● What the task requires:
Reproduce the lines of the material exactly, excluding every image.

● Source material:
##############################

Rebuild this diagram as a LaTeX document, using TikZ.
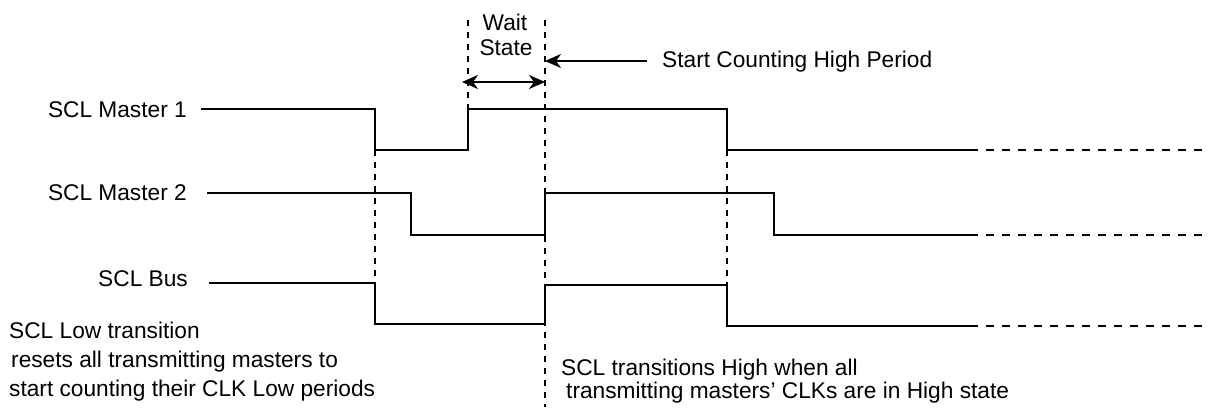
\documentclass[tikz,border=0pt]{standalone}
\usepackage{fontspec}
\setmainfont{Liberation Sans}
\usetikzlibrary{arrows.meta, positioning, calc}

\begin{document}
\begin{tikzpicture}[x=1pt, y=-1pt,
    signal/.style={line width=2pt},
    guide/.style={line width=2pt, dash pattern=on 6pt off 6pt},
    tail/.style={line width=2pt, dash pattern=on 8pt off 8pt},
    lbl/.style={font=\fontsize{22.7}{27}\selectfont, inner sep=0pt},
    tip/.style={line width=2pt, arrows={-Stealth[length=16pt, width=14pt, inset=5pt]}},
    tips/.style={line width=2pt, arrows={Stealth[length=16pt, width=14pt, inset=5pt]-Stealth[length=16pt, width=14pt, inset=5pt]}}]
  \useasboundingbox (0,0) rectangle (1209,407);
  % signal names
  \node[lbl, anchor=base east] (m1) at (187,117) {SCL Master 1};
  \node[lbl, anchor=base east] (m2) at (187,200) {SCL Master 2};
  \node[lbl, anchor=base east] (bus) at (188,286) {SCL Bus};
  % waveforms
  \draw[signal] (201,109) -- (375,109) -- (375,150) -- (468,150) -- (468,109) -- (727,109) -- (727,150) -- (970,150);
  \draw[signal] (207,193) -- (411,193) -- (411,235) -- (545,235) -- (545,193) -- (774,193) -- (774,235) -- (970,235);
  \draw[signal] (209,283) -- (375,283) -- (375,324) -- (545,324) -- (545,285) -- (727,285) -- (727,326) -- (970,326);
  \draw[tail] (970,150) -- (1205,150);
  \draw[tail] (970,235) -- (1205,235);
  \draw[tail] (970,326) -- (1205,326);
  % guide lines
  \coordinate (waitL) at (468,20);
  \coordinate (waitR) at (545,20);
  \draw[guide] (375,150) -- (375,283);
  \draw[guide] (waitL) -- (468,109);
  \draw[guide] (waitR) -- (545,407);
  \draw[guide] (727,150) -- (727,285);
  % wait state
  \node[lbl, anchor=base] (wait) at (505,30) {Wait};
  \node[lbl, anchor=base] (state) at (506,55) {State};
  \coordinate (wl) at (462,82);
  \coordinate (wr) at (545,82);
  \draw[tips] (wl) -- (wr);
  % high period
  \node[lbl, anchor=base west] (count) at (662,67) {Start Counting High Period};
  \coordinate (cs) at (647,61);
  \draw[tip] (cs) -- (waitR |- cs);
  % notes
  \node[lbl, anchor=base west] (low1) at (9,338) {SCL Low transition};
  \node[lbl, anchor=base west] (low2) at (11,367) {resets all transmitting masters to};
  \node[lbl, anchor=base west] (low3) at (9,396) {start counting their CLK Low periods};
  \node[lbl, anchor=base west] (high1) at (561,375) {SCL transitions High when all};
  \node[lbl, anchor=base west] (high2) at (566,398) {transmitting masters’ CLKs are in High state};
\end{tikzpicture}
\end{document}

##############################

● Answer below:
Rebuild this diagram as a LaTeX document, using TikZ.
\documentclass[tikz,border=0pt]{standalone}
\usepackage{fontspec}
\setmainfont{Liberation Sans}
\usetikzlibrary{arrows.meta, positioning, calc}

\begin{document}
\begin{tikzpicture}[x=1pt, y=-1pt,
    signal/.style={line width=2pt},
    guide/.style={line width=2pt, dash pattern=on 6pt off 6pt},
    tail/.style={line width=2pt, dash pattern=on 8pt off 8pt},
    lbl/.style={font=\fontsize{22.7}{27}\selectfont, inner sep=0pt},
    tip/.style={line width=2pt, arrows={-Stealth[length=16pt, width=14pt, inset=5pt]}},
    tips/.style={line width=2pt, arrows={Stealth[length=16pt, width=14pt, inset=5pt]-Stealth[length=16pt, width=14pt, inset=5pt]}}]
  \useasboundingbox (0,0) rectangle (1209,407);
  % signal names
  \node[lbl, anchor=base east] (m1) at (187,117) {SCL Master 1};
  \node[lbl, anchor=base east] (m2) at (187,200) {SCL Master 2};
  \node[lbl, anchor=base east] (bus) at (188,286) {SCL Bus};
  % waveforms
  \draw[signal] (201,109) -- (375,109) -- (375,150) -- (468,150) -- (468,109) -- (727,109) -- (727,150) -- (970,150);
  \draw[signal] (207,193) -- (411,193) -- (411,235) -- (545,235) -- (545,193) -- (774,193) -- (774,235) -- (970,235);
  \draw[signal] (209,283) -- (375,283) -- (375,324) -- (545,324) -- (545,285) -- (727,285) -- (727,326) -- (970,326);
  \draw[tail] (970,150) -- (1205,150);
  \draw[tail] (970,235) -- (1205,235);
  \draw[tail] (970,326) -- (1205,326);
  % guide lines
  \coordinate (waitL) at (468,20);
  \coordinate (waitR) at (545,20);
  \draw[guide] (375,150) -- (375,283);
  \draw[guide] (waitL) -- (468,109);
  \draw[guide] (waitR) -- (545,407);
  \draw[guide] (727,150) -- (727,285);
  % wait state
  \node[lbl, anchor=base] (wait) at (505,30) {Wait};
  \node[lbl, anchor=base] (state) at (506,55) {State};
  \coordinate (wl) at (462,82);
  \coordinate (wr) at (545,82);
  \draw[tips] (wl) -- (wr);
  % high period
  \node[lbl, anchor=base west] (count) at (662,67) {Start Counting High Period};
  \coordinate (cs) at (647,61);
  \draw[tip] (cs) -- (waitR |- cs);
  % notes
  \node[lbl, anchor=base west] (low1) at (9,338) {SCL Low transition};
  \node[lbl, anchor=base west] (low2) at (11,367) {resets all transmitting masters to};
  \node[lbl, anchor=base west] (low3) at (9,396) {start counting their CLK Low periods};
  \node[lbl, anchor=base west] (high1) at (561,375) {SCL transitions High when all};
  \node[lbl, anchor=base west] (high2) at (566,398) {transmitting masters’ CLKs are in High state};
\end{tikzpicture}
\end{document}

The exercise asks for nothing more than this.